My dad was telling me recently that he had a dream about a strange word. (He knows his audience.) In the dream, the word seemed perfectly normal, but when he woke up, he realized it was unfamiliar, and wondered if his subconscious had invented it.
The word was chyron.
I was excited, because I actually knew that one! I said it was a real word, and it means the headline banner they show at the bottom of news shows:
Afterward I looked it up to confirm, and my memory was correct. I also learned how to say it: KYE-RON (it rhymes roughly with pylon).
This word was in the news (ha!) a year or two ago, part of the swirling clusterfudge that was the 2016 election. So maybe that’s where my dad’s subconscious picked it up.
What’s especially cool, though, is that in his dream, chyron had an entirely different definition: it was a feature on the surface of a cloud. I think that’s a much better meaning, and somehow appropriate to the aesthetic of the word.
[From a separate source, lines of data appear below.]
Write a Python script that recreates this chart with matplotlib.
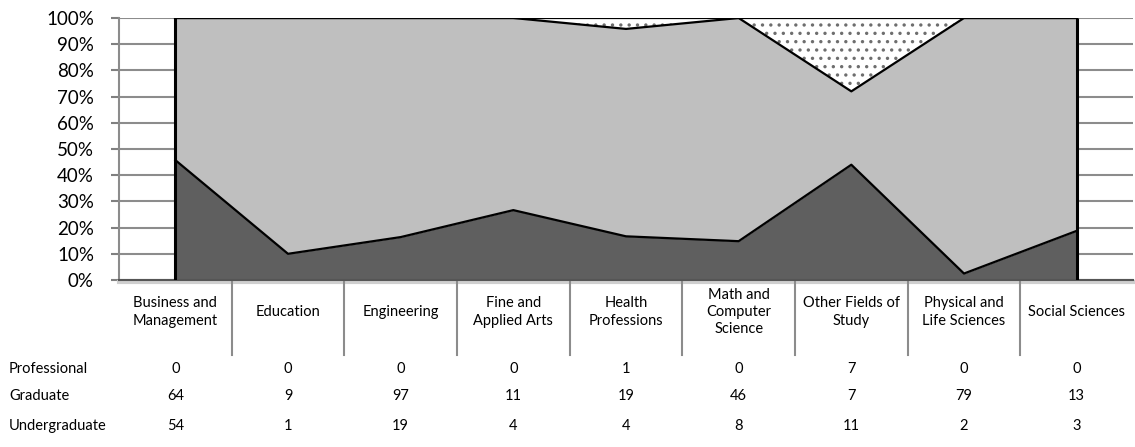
import matplotlib.pyplot as plt
import numpy as np
from matplotlib.ticker import PercentFormatter
from matplotlib.transforms import blended_transform_factory

plt.rcParams['font.family'] = ['Lato', 'DejaVu Sans']
plt.rcParams['hatch.color'] = '#6e6e6e'
plt.rcParams['hatch.linewidth'] = 1.2

fields = ["Business and\nManagement", "Education", "Engineering", "Fine and\nApplied Arts",
          "Health\nProfessions", "Math and\nComputer\nScience", "Other Fields of\nStudy",
          "Physical and\nLife Sciences", "Social Sciences"]
professional = [0, 0, 0, 0, 1, 0, 7, 0, 0]
graduate = [64, 9, 97, 11, 19, 46, 7, 79, 13]
undergraduate = [54, 1, 19, 4, 4, 8, 11, 2, 3]
row_names = ["Professional", "Graduate", "Undergraduate"]

u = np.array(undergraduate, dtype=float)
g = np.array(graduate, dtype=float)
p = np.array(professional, dtype=float)
total = u + g + p
s1 = u / total
s2 = (u + g) / total
s3 = (u + g + p) / total
x = np.arange(len(fields))

fig = plt.figure(figsize=(11.35, 4.47), dpi=100)
ax = fig.add_axes([119 / 1135, 1 - 280 / 447, 1014 / 1135, 262 / 447])

ax.fill_between(x, 0, s1, color='#5f5f5f', lw=0, zorder=2)
ax.fill_between(x, s1, s2, color='#bfbfbf', lw=0, zorder=2)
ax.fill_between(x, s2, s3, facecolor='white', hatch='..', edgecolor='#6e6e6e', lw=0, zorder=2)
for s in (s1, s2, s3):
    ax.plot(x, s, color='black', lw=1.6, zorder=3)
ax.vlines([x[0], x[-1]], 0, 1, colors='black', lw=2.2, zorder=3)

ax.set_xlim(-0.5, len(fields) - 0.5)
ax.set_ylim(0, 1)
ax.set_yticks(np.arange(0, 1.01, 0.1))
ax.yaxis.set_major_formatter(PercentFormatter(1.0, decimals=0))
ax.tick_params(axis='y', length=6, width=1.5, color='#808080', pad=12, labelsize=13.5)
ax.set_xticks([])
ax.yaxis.grid(True, color='#8c8c8c', lw=1.5)
ax.set_axisbelow(True)
for side in ('top', 'right'):
    ax.spines[side].set_visible(False)
ax.spines['left'].set_color('#8c8c8c')
ax.spines['left'].set_linewidth(1.5)
ax.spines['bottom'].set_color('#555555')
ax.spines['bottom'].set_linewidth(1.5)
ax.axhline(-0.008, color='#cfcfcf', lw=3, clip_on=False, zorder=1)

# data table below the chart
tr = ax.get_xaxis_transform()
for i, name in enumerate(fields):
    ax.text(x[i], -0.122, name, transform=tr, ha='center', va='center',
            fontsize=10.5, linespacing=1.3)
for b in x[:-1] + 0.5:
    ax.plot([b, b], [-0.005, -0.285], transform=tr, color='#8c8c8c', lw=1.5, clip_on=False)

ftr = blended_transform_factory(fig.transFigure, ax.transAxes)
rows = [professional, graduate, undergraduate]
row_y = [-0.34, -0.443, -0.557]
for name, vals, yy in zip(row_names, rows, row_y):
    ax.text(9 / 1135, yy, name, transform=ftr, ha='left', va='center', fontsize=10.5)
    for i, v in enumerate(vals):
        ax.text(x[i], yy, str(v), transform=tr, ha='center', va='center', fontsize=10.5)

plt.savefig("out.png", dpi=100)
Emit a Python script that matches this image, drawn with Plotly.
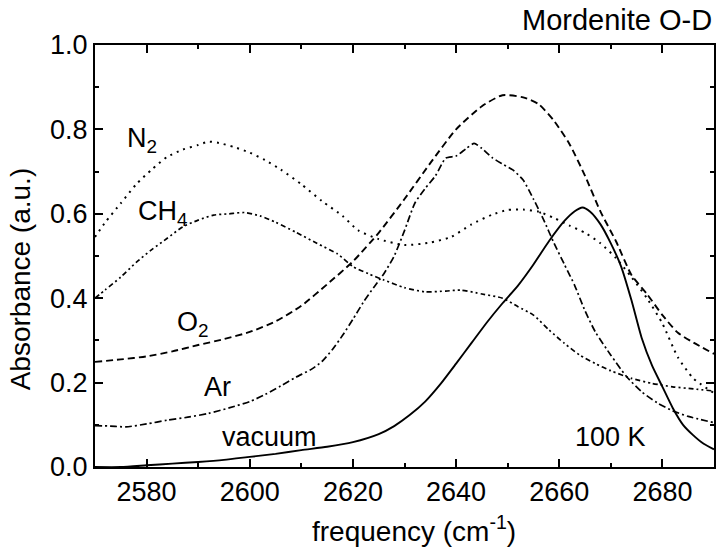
import plotly.graph_objects as go

# ---------------- data ----------------
vac_x = [2570, 2575, 2580, 2585, 2590, 2595, 2600, 2605, 2610, 2615, 2620, 2625, 2628, 2631,
         2634, 2637, 2640, 2643, 2646, 2649, 2652, 2655, 2658, 2661, 2663, 2664.5, 2666, 2668,
         2670, 2672, 2674, 2676, 2678, 2680, 2682, 2684, 2686, 2688, 2690]
vac_y = [0.0, 0.0, 0.004, 0.008, 0.012, 0.017, 0.024, 0.031, 0.040, 0.048, 0.059, 0.078, 0.097,
         0.123, 0.155, 0.197, 0.245, 0.294, 0.343, 0.388, 0.43, 0.48, 0.535, 0.583, 0.606, 0.615,
         0.605, 0.575, 0.53, 0.475, 0.395, 0.305, 0.24, 0.19, 0.14, 0.10, 0.075, 0.055, 0.042]

o2_x = [2570, 2575, 2580, 2585, 2590, 2595, 2600, 2605, 2610, 2615, 2620, 2625, 2630,
        2635, 2640, 2645, 2649, 2653, 2656, 2659, 2662, 2665, 2668, 2671, 2674, 2677, 2680,
        2683, 2686, 2690]
o2_y = [0.249, 0.255, 0.262, 0.274, 0.289, 0.303, 0.32, 0.345, 0.382, 0.433, 0.487, 0.555,
        0.635, 0.72, 0.80, 0.855, 0.881, 0.876, 0.86, 0.82, 0.765, 0.69, 0.605, 0.535, 0.455,
        0.41, 0.36, 0.318, 0.295, 0.268]

n2_x = [2570, 2572, 2575, 2578, 2581, 2584, 2587, 2590, 2592, 2594, 2597, 2600, 2603, 2606,
        2610, 2614, 2618, 2621, 2625, 2630, 2635, 2639, 2643, 2647, 2650, 2653, 2656, 2659,
        2662, 2665, 2668, 2671, 2674, 2677, 2680, 2683, 2686, 2690]
n2_y = [0.545, 0.58, 0.625, 0.67, 0.705, 0.735, 0.752, 0.763, 0.771, 0.768, 0.758, 0.745, 0.727,
        0.705, 0.67, 0.63, 0.595, 0.561, 0.54, 0.526, 0.532, 0.545, 0.575, 0.598, 0.609, 0.61,
        0.605, 0.59, 0.572, 0.555, 0.53, 0.495, 0.45, 0.40, 0.34, 0.26, 0.21, 0.175]

ch4_x = [2570, 2572, 2575, 2578, 2581, 2584, 2587, 2590, 2593, 2596, 2599, 2602, 2605, 2609,
         2613, 2617, 2620, 2623, 2626, 2630, 2634, 2638, 2641, 2645, 2649, 2652, 2655, 2658,
         2661, 2664, 2667, 2670, 2674, 2678, 2682, 2686, 2690]
ch4_y = [0.40, 0.42, 0.45, 0.485, 0.515, 0.542, 0.569, 0.585, 0.597, 0.600, 0.603, 0.595, 0.58,
         0.556, 0.53, 0.505, 0.475, 0.458, 0.443, 0.425, 0.415, 0.417, 0.419, 0.41, 0.40, 0.38,
         0.36, 0.325, 0.293, 0.265, 0.245, 0.228, 0.21, 0.198, 0.19, 0.185, 0.18]

ar_x = [2570, 2573, 2576, 2580, 2584, 2588, 2592, 2596, 2600, 2603, 2606, 2609, 2612, 2614,
        2616, 2618, 2620, 2622, 2624, 2626, 2628, 2630, 2632, 2634, 2636, 2638, 2640, 2642,
        2643.5, 2645, 2647, 2649, 2651, 2653, 2655, 2657, 2659, 2661, 2663, 2665, 2667, 2670,
        2673, 2676, 2679, 2682, 2685, 2690]
ar_y = [0.098, 0.097, 0.095, 0.102, 0.111, 0.118, 0.127, 0.140, 0.155, 0.172, 0.192, 0.213,
        0.232, 0.25, 0.278, 0.312, 0.35, 0.39, 0.425, 0.458, 0.50, 0.56, 0.625, 0.66, 0.69,
        0.732, 0.737, 0.755, 0.767, 0.755, 0.733, 0.718, 0.704, 0.68, 0.635, 0.585, 0.53, 0.48,
        0.43, 0.37, 0.32, 0.265, 0.215, 0.178, 0.152, 0.133, 0.12, 0.105]

x_ticks = [2580, 2600, 2620, 2640, 2660, 2680]
y_ticks = [0.0, 0.2, 0.4, 0.6, 0.8, 1.0]

FONT = "Liberation Sans, Arial, sans-serif"
FS = 27

fig = go.Figure()

def add(x, y, dash, width):
    fig.add_trace(go.Scatter(x=x, y=y, mode="lines",
                             line=dict(color="black", width=width, dash=dash,
                                       shape="spline", smoothing=0.6),
                             showlegend=False, hoverinfo="skip"))

add(n2_x, n2_y, "2px,5px", 2)
add(ch4_x, ch4_y, "5px,3px,2px,3px,2px,3px", 1.7)
add(o2_x, o2_y, "7px,4px", 1.9)
add(ar_x, ar_y, "7px,3px,2px,3px", 1.7)
add(vac_x, vac_y, "solid", 1.9)

labels = [
    ("N<sub>2</sub>", 2575.9, 0.775),
    ("CH<sub>4</sub>", 2578.0, 0.602),
    ("O<sub>2</sub>", 2585.5, 0.338),
    ("Ar", 2590.8, 0.189),
    ("vacuum", 2594.2, 0.07),
    ("100 K", 2662.6, 0.07),
]
for t, x, y in labels:
    fig.add_annotation(x=x, y=y, xref="x", yref="y", text=t, showarrow=False,
                       xanchor="left", yanchor="middle",
                       font=dict(family=FONT, size=FS, color="black"))

fig.add_annotation(x=1.0, y=1.0, xref="paper", yref="paper", text="Mordenite O-D",
                   showarrow=False, xanchor="right", yanchor="bottom", yshift=7,
                   font=dict(family=FONT, size=FS + 2, color="black"))
fig.add_annotation(x=-0.119, y=0.4455, xref="paper", yref="paper", text="Absorbance (a.u.)",
                   textangle=-90, showarrow=False, xanchor="center", yanchor="middle",
                   font=dict(family=FONT, size=FS + 1, color="black"))
fig.add_annotation(x=0.515, y=-0.147, xref="paper", yref="paper",
                   text="frequency (cm<sup>-1</sup>)",
                   showarrow=False, xanchor="center", yanchor="middle",
                   font=dict(family=FONT, size=FS + 1, color="black"))

axis_common = dict(showgrid=False, zeroline=False, showline=True, linecolor="black",
                   linewidth=2, ticks="inside", ticklen=8, tickwidth=1.5, tickcolor="black",
                   mirror="ticks",
                   tickfont=dict(family=FONT, size=FS, color="black"))

fig.update_xaxes(range=[2570, 2690], tickvals=x_ticks, ticktext=[str(v) for v in x_ticks],
                 minor=dict(ticks="inside", ticklen=4, tick0=2570, dtick=10,
                            tickcolor="black", tickwidth=1.5),
                 **axis_common)
fig.update_yaxes(range=[0, 1.0], tickvals=y_ticks, ticktext=[f"{v:.1f}" for v in y_ticks],
                 minor=dict(ticks="inside", ticklen=4, tick0=0, dtick=0.1,
                            tickcolor="black", tickwidth=1.5),
                 **axis_common)

fig.update_layout(width=718, height=549, autosize=False,
                  margin=dict(l=95, r=2, t=45, b=82),
                  paper_bgcolor="white", plot_bgcolor="white",
                  font=dict(family=FONT, size=FS, color="black"))

fig.write_html("out.html")
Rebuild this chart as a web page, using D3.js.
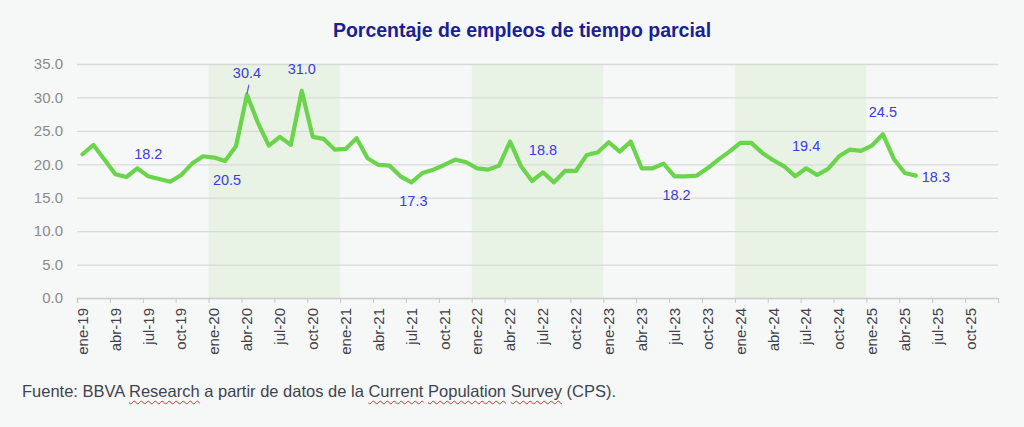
<!DOCTYPE html>
<html>
<head>
<meta charset="utf-8">
<script src="https://cdn.jsdelivr.net/npm/d3@7"></script>
<style>
  html, body { margin: 0; padding: 0; background: #f6f8f8; }
  #chart { position: relative; width: 1024px; height: 427px; font-family: "Liberation Sans", Arial, sans-serif; }
  #note { position: absolute; left: 22px; top: 382px; font-size: 16.5px; color: #3f4350; white-space: nowrap; }
  #note span { text-decoration: underline wavy #e03030; text-decoration-thickness: 1px; text-underline-offset: 3px; }
</style>
</head>
<body>
<div id="chart">
  <div id="note">Fuente: BBVA <span>Research</span> a partir de datos de la <span>Current</span> <span>Population</span> <span>Survey</span> (CPS).</div>
</div>
<script>
// serie mensual ene-19 .. may-25
const values = [
  21.5, 22.9, 20.7, 18.5, 18.1, 19.4, 18.2, 17.8, 17.4, 18.4, 20.1, 21.2,
  21.0, 20.5, 22.7, 30.4, 26.2, 22.8, 24.1, 22.9, 31.0, 24.1, 23.8, 22.2,
  22.3, 23.9, 20.9, 19.9, 19.8, 18.2, 17.3, 18.7, 19.2, 19.9, 20.7, 20.3,
  19.4, 19.2, 19.8, 23.4, 19.7, 17.5, 18.8, 17.3, 19.0, 19.0, 21.4, 21.8,
  23.3, 21.9, 23.4, 19.4, 19.4, 20.1, 18.2, 18.2, 18.3, 19.4, 20.7, 21.9,
  23.2, 23.2, 21.7, 20.6, 19.7, 18.2, 19.4, 18.4, 19.3, 21.2, 22.2, 22.0,
  22.8, 24.5, 20.8, 18.7, 18.3
];
const tickLabels = [
  'ene-19', 'abr-19', 'jul-19', 'oct-19', 'ene-20', 'abr-20', 'jul-20', 'oct-20',
  'ene-21', 'abr-21', 'jul-21', 'oct-21', 'ene-22', 'abr-22', 'jul-22', 'oct-22',
  'ene-23', 'abr-23', 'jul-23', 'oct-23', 'ene-24', 'abr-24', 'jul-24', 'oct-24',
  'ene-25', 'abr-25', 'jul-25', 'oct-25'
];
const totalMonths = 84;          // ene-19 .. dic-25
const yTicks = [0, 5, 10, 15, 20, 25, 30, 35];
const bands = [[12, 24], [36, 48], [60, 72]];   // meses sombreados
// etiquetas de datos: índice del mes y posición
const labelIdx = [6, 13, 15, 20, 30, 42, 54, 66, 73, 76];
const labelPos = ['above', 'below', 'above', 'above', 'below', 'above', 'below', 'above', 'above', 'right'];

const W = 1024, H = 427;
const FONT = '"Liberation Sans", Arial, sans-serif';
const svg = d3.select('#chart').append('svg')
  .attr('width', W).attr('height', H)
  .style('position', 'absolute').style('left', 0).style('top', 0);

const x = d3.scaleLinear().domain([0, totalMonths]).range([77, 998]);
const y = d3.scaleLinear().domain([0, 35]).range([298, 64]);

// bandas verdes
svg.append('g').selectAll('rect')
  .data(bands)
  .join('rect')
  .attr('x', d => x(d[0]))
  .attr('width', d => x(d[1]) - x(d[0]))
  .attr('y', y(35))
  .attr('height', y(0) - y(35))
  .attr('fill', '#e8f3e5');

// eje y + rejilla
const yAxis = svg.append('g')
  .attr('transform', `translate(${x(0)},0)`)
  .call(d3.axisLeft(y).tickValues(yTicks).tickFormat(d3.format('.1f'))
    .tickSize(-(x(totalMonths) - x(0))).tickPadding(14));
yAxis.select('.domain').remove();
yAxis.selectAll('.tick line').attr('stroke', '#d9d9d9').attr('stroke-width', 1.3);
yAxis.selectAll('.tick text').attr('fill', '#8a8a8a')
  .style('font-family', FONT).style('font-size', '15px');

// eje x
const xTickVals = d3.range(0, totalMonths + 1, 3);
const xAxis = svg.append('g')
  .attr('transform', `translate(0,${y(0)})`)
  .call(d3.axisBottom(x).tickValues(xTickVals).tickSize(5)
    .tickFormat(d => tickLabels[d / 3] || ''));
xAxis.select('.domain').attr('stroke', '#d0d0d0').attr('stroke-width', 1.3);
xAxis.selectAll('.tick line').attr('stroke', '#c8c8c8');
xAxis.selectAll('.tick text')
  .attr('fill', '#404048')
  .style('font-family', FONT).style('font-size', '15px')
  .attr('text-anchor', 'end')
  .attr('transform', 'rotate(-90)')
  .attr('x', -10).attr('y', 5).attr('dy', '0.35em');

// línea
const line = d3.line()
  .x((d, i) => x(i + 0.5))
  .y(d => y(d));
svg.append('path')
  .datum(values)
  .attr('d', line)
  .attr('fill', 'none')
  .attr('stroke', '#6ad44a')
  .attr('stroke-width', 4.2)
  .attr('stroke-linejoin', 'round')
  .attr('stroke-linecap', 'round');

// etiquetas de datos
const lbl = svg.append('g')
  .style('font-family', FONT)
  .style('font-size', '14.5px')
  .attr('fill', '#3b3be0');
labelIdx.forEach((i, k) => {
  const pos = labelPos[k];
  const px = x(i + 0.5), py = y(values[i]);
  const t = lbl.append('text').text(values[i].toFixed(1));
  if (pos === 'above') t.attr('x', px).attr('y', py - 17).attr('text-anchor', 'middle');
  else if (pos === 'below') t.attr('x', px + 2).attr('y', py + 24).attr('text-anchor', 'middle');
  else t.attr('x', px + 6).attr('y', py + 6).attr('text-anchor', 'start');
});
// línea guía de 30.4
svg.append('line')
  .attr('x1', x(15.5) + 2).attr('y1', y(values[15]) - 10)
  .attr('x2', x(15.5)).attr('y2', y(values[15]) - 1)
  .attr('stroke', '#5a6ae8').attr('stroke-width', 1.3);

// título
svg.append('text')
  .attr('x', 522).attr('y', 37)
  .attr('text-anchor', 'middle')
  .style('font-family', FONT)
  .style('font-size', '19.5px').style('font-weight', 'bold')
  .attr('fill', '#1a1f96')
  .text('Porcentaje de empleos de tiempo parcial');
</script>
</body>
</html>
So now I’m wondering — is there a word for the surface features of clouds? And if not, what would you call them, since chyron is already taken?
Personally, I’m thinking pufftures. But I could be swayed.
Clouds are described with a three stage name like living things: GENERA Species variety
So, the fine features would be called variety.
I propose the word “cloudsurfacefeature”. it just has a certain ring to it…it really sounds like it is related to cloud surface features.
Dammit, internet, this is why we can’t have nice things.
Crazy, there is also a mythical figure called Chiron. Who we named one of our programs after.
Neat! I’d never heard of him. [reads wiki]
“… centaurs were notorious for being wild, lusty, overly indulgent drinkers and carousers, violent when intoxicated, and generally uncultured delinquents. Chiron, by contrast, was intelligent, civilized and kind, because he was not related directly to the other centaurs …”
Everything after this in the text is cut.